The failure of the White House to enforce threatened sanctions against countries that the State Department has accused of doing little to control human trafficking is “appalling,” with the Obama administration • much like the George W. Bush administration before it — using “every loophole possible” to issue waivers to avoid punishing the offending nations by cutting U.S. aid, according to elected officials, human rights activists and others.
Of the 23 countries cited by the State Department in a June 2011 report as having failed to meet minimum standards in fighting human trafficking, whose victims are usually women and children, President Obama granted full waivers in September to 13 — including Algeria, Kuwait, Saudi Arabia, Sudan and Yemen — and partial waivers to seven others, including Cuba, Iran, Myanmar and Venezuela. Only three countries faced the full force of the sanctions — Eritrea, Madagascar and North Korea — which were not anticipated to get the types of foreign assistance that could be restricted.
The waivers were granted on the grounds that it was in the “national interest” of the United States that the countries not lose their aid despite their poor records on human trafficking.
“They use every loophole possible to get out of punishing countries,” said Jesse Eaves, policy adviser for children in crisis at World Vision in Washington, a children’s relief, development and advocacy organization. “Every waiver is a missed opportunity.”
Mr. Eaves said many countries now think that if they have “some sort of political significance to the U.S.,” they won’t be held accountable. He said the United States should be using its influence to get the countries to combat human trafficking “instead of giving waivers that give countries a pass.”
Rep. Christopher H. Smith, who wrote the Trafficking Victims Protection Act of 2000, which requires the State Department to annually rank each country’s efforts at controlling human trafficking and provides penalties for those that fail to meet minimum standards, said the lack of implementation is “appalling.”
“I don’t know a more serious human rights violation than human trafficking, and we should treat it as such,” the New Jersey Republican said. “We can’t play games with human rights.”
Mr.
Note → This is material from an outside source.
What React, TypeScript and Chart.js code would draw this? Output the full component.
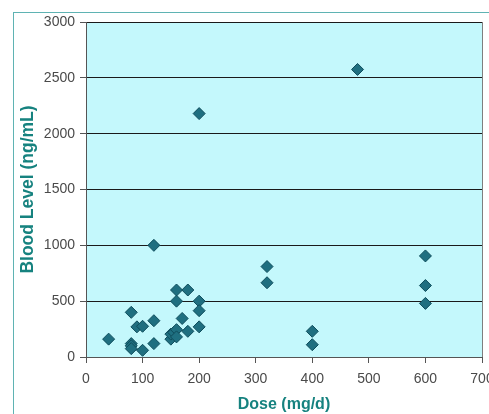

Smith said the issuance of so many waivers “is counterproductive to the intent of the law.”
The waivers, he said, are “supposed to be used as an exception, not as a default position.”
“When the exception becomes the rule, I think we have a serious problem of implementation,” he said. “We don’t want countries to think this country is lacking in political will to enforce the law.”
In June 2011, the State Department issued its annual Trafficking in Persons report, noting that 23 nations did not meet minimum standards in combating human trafficking, were not making significant efforts to improve and, as a result, were ineligible for assistance from the U.S. government. The report, which analyzed and ranked trafficking in humans in 184 countries, is required by the Trafficking Victims Protection Act. Three months later, Mr. Obama issued his waivers.
Sanctions mean the United States can withhold or withdraw all foreign assistance that is not humanitarian or related to trade. It also can stop funding educational and cultural exchange programs.
Last month, the State Department’s 2012 trafficking report cited 17 nations as failing to do enough against human trafficking. Mr. Obama has until mid-September to decide whether to issue new waivers. A White House spokesman referred questions about the waivers to the State Department.
Luis CdeBaca, ambassador at large for the State Department’s Office to Monitor and Combat Trafficking in Persons, defended the waivers by saying the threat of sanctions was “a major motivation for countries to comply with the minimum standards for the elimination of trafficking.” He said the department works with the various governments to communicate the seriousness of sanctions and that the “potential loss of substantial U.S. government funding greatly improved their anti-trafficking efforts.”
“Nevertheless, the [Trafficking Victims Protection Act] provides that governments can receive waivers of sanctions in the national interest,” he said.
But Michael Horowitz, a senior fellow at the Hudson Institute, a Washington-based nonpartisan policy research organization, said foreign embassies no longer are worried about enforcement of the act because of the widespread use of waivers.
“Major legislation passed, but it is not being enforced,” said Mr. Horowitz, who played a role in passing the original trafficking legislation. “It is not taken seriously by foreign governments.” He said the U.S. government’s response to human trafficking has become “a series of press conferences with no bite,” and described the State Department as “a white noise operation.”
Jeffrey J. Schott, sanctions specialist and senior fellow at Washington’s Peterson Institute for International Economics, a nonpartisan research institution on international economic policy, said there could be “all matter of complications” behind the waivers, but the State Department’s “naming and shaming” puts a spotlight on countries pursuing “outrageous practices” in hope that they will perform.
Secretary of State Hillary Rodham Clinton has equated human trafficking to slavery and said it is likely that more men, women and children around the world are living as human trafficking victims “than at any point in history.”
In the department’s 2012 trafficking report, she said, 27 million people worldwide are victims, but the United States is “making a lot of progress” in urging countries to upgrade their anti-trafficking efforts.
“We should take a moment to reflect on how far we have come, here in our country and around the world, but how much further we still have to go to find a way to free those 27 million victims and to ensure that there are no longer any victims in the future,” she said.